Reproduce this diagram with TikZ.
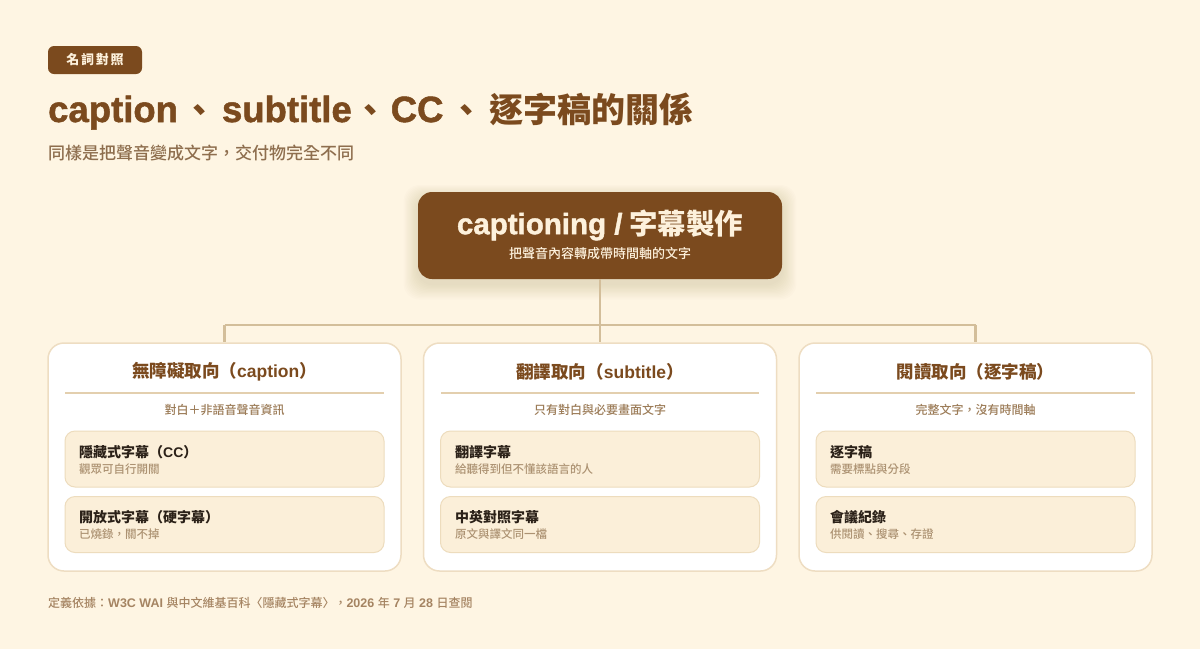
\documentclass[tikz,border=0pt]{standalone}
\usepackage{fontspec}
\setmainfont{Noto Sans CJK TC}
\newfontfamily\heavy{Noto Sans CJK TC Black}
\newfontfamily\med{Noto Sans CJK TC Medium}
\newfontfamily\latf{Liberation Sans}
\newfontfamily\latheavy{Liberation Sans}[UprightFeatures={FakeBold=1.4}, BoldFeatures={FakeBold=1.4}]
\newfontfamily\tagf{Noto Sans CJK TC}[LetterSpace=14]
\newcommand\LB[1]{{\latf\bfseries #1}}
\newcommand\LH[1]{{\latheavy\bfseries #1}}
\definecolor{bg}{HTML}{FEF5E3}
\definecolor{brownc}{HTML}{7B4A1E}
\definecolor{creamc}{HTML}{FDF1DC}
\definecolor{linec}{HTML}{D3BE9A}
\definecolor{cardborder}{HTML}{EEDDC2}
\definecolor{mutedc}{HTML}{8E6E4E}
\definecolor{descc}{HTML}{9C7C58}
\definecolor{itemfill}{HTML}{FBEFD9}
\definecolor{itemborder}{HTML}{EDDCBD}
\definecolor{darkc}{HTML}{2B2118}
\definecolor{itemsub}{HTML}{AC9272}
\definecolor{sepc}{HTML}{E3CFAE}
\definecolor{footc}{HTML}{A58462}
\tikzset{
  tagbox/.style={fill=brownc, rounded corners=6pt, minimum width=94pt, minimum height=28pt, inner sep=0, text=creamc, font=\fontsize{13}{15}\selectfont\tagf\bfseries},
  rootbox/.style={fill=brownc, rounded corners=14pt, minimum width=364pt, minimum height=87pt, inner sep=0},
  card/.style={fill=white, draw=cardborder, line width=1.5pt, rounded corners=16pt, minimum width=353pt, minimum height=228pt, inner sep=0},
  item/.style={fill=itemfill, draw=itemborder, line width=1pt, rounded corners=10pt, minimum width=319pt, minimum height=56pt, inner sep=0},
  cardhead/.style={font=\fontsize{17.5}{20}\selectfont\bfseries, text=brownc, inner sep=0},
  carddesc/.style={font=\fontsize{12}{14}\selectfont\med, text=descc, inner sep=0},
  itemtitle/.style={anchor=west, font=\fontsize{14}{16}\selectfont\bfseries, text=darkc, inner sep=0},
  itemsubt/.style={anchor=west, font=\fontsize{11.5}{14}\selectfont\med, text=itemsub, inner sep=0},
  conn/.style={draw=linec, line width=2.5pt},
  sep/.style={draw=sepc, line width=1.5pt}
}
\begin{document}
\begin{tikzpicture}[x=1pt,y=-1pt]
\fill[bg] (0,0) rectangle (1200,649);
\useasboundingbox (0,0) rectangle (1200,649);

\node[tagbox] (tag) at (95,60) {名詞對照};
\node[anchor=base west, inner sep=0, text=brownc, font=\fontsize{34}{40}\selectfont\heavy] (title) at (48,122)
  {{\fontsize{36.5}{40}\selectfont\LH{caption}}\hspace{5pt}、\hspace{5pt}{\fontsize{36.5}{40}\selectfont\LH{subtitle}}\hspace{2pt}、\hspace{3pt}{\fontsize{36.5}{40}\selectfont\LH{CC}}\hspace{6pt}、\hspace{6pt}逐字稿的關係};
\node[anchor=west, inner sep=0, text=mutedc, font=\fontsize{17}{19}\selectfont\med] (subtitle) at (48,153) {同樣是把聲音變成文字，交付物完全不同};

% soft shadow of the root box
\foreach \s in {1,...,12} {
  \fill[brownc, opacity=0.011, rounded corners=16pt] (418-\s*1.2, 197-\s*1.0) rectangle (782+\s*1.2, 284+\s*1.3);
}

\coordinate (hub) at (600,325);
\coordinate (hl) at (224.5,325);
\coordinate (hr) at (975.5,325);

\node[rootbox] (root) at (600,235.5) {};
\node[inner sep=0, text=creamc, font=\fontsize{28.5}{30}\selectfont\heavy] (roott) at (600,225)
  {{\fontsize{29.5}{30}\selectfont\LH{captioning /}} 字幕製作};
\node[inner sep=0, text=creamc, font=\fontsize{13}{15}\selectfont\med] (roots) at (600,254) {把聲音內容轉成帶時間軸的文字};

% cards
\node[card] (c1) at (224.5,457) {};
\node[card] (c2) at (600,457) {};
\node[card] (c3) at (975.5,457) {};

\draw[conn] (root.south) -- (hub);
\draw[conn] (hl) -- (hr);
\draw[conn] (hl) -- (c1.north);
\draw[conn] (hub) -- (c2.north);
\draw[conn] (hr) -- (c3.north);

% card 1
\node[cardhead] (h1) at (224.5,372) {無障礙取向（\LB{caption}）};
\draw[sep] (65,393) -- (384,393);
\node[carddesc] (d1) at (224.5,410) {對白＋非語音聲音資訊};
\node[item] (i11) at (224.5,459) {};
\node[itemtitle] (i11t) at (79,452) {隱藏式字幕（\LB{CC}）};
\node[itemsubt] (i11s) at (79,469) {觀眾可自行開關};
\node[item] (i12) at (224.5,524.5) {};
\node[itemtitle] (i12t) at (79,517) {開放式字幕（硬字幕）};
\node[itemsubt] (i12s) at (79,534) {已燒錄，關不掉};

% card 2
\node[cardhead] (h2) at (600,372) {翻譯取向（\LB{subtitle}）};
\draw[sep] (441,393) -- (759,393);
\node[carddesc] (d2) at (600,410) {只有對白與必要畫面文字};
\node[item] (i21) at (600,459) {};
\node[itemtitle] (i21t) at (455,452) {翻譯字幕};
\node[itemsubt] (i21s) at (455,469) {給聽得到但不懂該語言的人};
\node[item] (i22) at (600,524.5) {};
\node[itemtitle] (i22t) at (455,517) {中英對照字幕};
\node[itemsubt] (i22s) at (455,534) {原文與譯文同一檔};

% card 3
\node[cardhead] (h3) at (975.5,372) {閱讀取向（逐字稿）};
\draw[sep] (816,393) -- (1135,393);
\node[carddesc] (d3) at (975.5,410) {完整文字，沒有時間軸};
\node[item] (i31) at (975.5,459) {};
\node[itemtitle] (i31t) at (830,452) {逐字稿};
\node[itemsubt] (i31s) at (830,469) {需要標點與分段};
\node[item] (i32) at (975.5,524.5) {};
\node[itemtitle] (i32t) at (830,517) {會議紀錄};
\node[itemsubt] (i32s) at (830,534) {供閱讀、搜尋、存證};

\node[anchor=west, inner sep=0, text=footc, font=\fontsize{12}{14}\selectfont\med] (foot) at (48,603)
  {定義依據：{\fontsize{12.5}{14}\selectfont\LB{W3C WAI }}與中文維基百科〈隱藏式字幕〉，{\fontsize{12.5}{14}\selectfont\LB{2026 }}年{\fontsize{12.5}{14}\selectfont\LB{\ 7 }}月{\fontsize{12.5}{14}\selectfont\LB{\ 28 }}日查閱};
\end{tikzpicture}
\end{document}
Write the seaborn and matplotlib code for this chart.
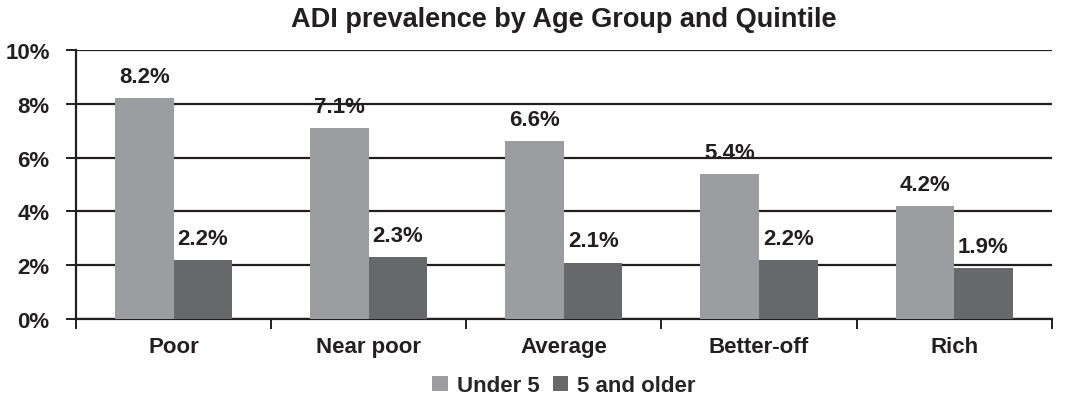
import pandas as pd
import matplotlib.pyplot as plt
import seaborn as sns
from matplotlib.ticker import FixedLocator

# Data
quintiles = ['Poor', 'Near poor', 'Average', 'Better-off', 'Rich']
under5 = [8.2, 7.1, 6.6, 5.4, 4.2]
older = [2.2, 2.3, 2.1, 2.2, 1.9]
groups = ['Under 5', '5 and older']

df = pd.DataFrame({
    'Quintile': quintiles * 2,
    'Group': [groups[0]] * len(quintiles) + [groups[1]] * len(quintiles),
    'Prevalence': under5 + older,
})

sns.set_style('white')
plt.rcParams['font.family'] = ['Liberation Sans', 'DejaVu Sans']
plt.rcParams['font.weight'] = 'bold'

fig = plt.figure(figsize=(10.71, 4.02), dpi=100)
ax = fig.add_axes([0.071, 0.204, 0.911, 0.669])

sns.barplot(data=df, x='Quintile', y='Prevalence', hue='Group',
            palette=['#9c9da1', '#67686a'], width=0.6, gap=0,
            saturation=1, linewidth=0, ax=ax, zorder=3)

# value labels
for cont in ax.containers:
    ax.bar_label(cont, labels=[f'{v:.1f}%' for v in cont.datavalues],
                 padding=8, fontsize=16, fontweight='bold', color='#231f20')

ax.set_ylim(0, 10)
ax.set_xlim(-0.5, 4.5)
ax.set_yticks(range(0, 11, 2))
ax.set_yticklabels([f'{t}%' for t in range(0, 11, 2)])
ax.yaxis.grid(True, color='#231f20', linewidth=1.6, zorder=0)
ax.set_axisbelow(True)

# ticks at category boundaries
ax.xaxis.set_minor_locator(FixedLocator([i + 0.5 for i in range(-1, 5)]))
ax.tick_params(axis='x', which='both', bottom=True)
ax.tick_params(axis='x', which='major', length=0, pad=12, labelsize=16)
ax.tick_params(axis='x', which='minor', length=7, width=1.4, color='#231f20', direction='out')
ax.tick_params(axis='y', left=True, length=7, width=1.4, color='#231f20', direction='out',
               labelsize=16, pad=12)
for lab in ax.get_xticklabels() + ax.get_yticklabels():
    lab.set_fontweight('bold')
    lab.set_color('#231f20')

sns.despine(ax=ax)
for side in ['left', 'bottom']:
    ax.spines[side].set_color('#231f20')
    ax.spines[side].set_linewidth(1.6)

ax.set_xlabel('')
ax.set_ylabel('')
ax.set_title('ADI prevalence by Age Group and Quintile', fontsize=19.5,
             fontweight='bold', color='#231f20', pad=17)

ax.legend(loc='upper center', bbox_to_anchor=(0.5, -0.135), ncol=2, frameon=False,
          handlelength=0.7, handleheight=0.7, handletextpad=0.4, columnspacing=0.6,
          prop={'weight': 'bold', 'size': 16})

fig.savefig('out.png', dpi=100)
————————
_EXERCISE_. Without the pictures, write out exactly the lines from the one that has "Write the seaborn" down to the one that has "saturation=1, linewidth=0, ax=ax, zorder=3)", both included.

_OUTPUT_.
Write the seaborn and matplotlib code for this chart.
import pandas as pd
import matplotlib.pyplot as plt
import seaborn as sns
from matplotlib.ticker import FixedLocator

# Data
quintiles = ['Poor', 'Near poor', 'Average', 'Better-off', 'Rich']
under5 = [8.2, 7.1, 6.6, 5.4, 4.2]
older = [2.2, 2.3, 2.1, 2.2, 1.9]
groups = ['Under 5', '5 and older']

df = pd.DataFrame({
    'Quintile': quintiles * 2,
    'Group': [groups[0]] * len(quintiles) + [groups[1]] * len(quintiles),
    'Prevalence': under5 + older,
})

sns.set_style('white')
plt.rcParams['font.family'] = ['Liberation Sans', 'DejaVu Sans']
plt.rcParams['font.weight'] = 'bold'

fig = plt.figure(figsize=(10.71, 4.02), dpi=100)
ax = fig.add_axes([0.071, 0.204, 0.911, 0.669])

sns.barplot(data=df, x='Quintile', y='Prevalence', hue='Group',
            palette=['#9c9da1', '#67686a'], width=0.6, gap=0,
            saturation=1, linewidth=0, ax=ax, zorder=3)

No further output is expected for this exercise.